Date: 2003-06-16 09:36 am (UTC)

Date: 2003-06-16 10:22 am (UTC)
From: [identity profile] pyrzqxgl.livejournal.com
Sounds very bittersweet -- I hope you can spend some good time together tomorrow, whether it turns out to be in person or just on the phone.

Date: 2003-06-16 10:42 am (UTC)
From: [identity profile] serenejournal.livejournal.com
Thank you; I hope so, too. It was SO good to see you on Saturday.

Date: 2003-06-16 10:26 am (UTC)
From: [identity profile] saoba.livejournal.com
Oh dear. Sending vibes and Good Thinks your way.
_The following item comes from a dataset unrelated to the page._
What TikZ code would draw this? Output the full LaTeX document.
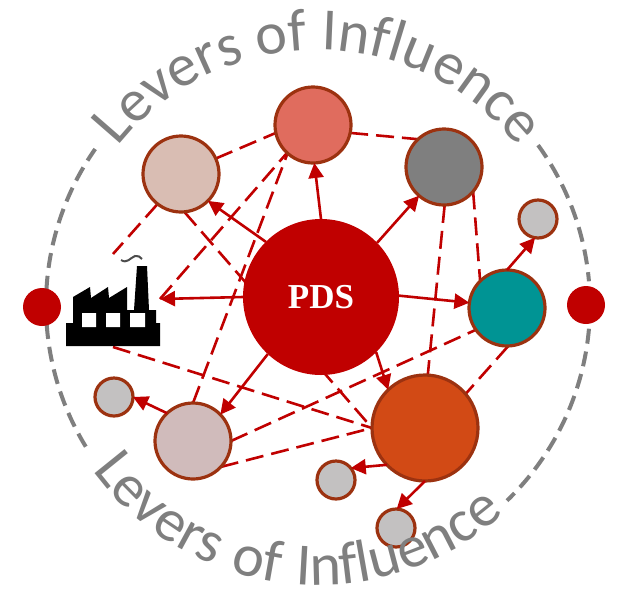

Date: 2003-06-16 10:34 am (UTC)
From: [identity profile] serenejournal.livejournal.com
Thanks a million, truly.

Date: 2003-06-16 11:31 am (UTC)

Date: 2003-06-16 11:33 am (UTC)

Date: 2003-06-16 01:24 pm (UTC)
emperor: (Default)
From: [personal profile] emperor
*sympathy* I know what you feel like, and I've never been in a relationship for as long as that!

I hope you and CPC manage to do something to mark the day, though I guess it'll always be a bit bittersweet.

Date: 2003-06-16 01:41 pm (UTC)
From: [identity profile] serenejournal.livejournal.com
Thank you. I just hope bringing it up to her isn't a terrible idea. I want to honor her, not hurt her.

anniversary

Date: 2003-06-16 02:07 pm (UTC)
ext_481: origami crane (Default)
From: [identity profile] pir-anha.livejournal.com
you could tell her this: was mentally listing all the cool things about her [...], and it simultaneously made me feel bereft and like I'd made a really good choice in being with her.

good wishes to you both.

Re: anniversary

Date: 2003-06-16 02:11 pm (UTC)
From: [identity profile] serenejournal.livejournal.com
Thank you. That's a good idea.

(Was gushing about you a bit with [livejournal.com profile] someotherguy last night. I think it's possible that I gave the impression that it wasn't exactly Al Gore who invented the internet. ;-)

Date: 2003-06-16 01:51 pm (UTC)
From: [identity profile] micheinnz.livejournal.com
Aw, man. *big hugs* Hope you feel better soon.

Date: 2003-06-16 01:51 pm (UTC)
From: [identity profile] serenejournal.livejournal.com
Thanks, hon. *hugsback* I'm sure things will look better after I've had more than 4 hours' sleep.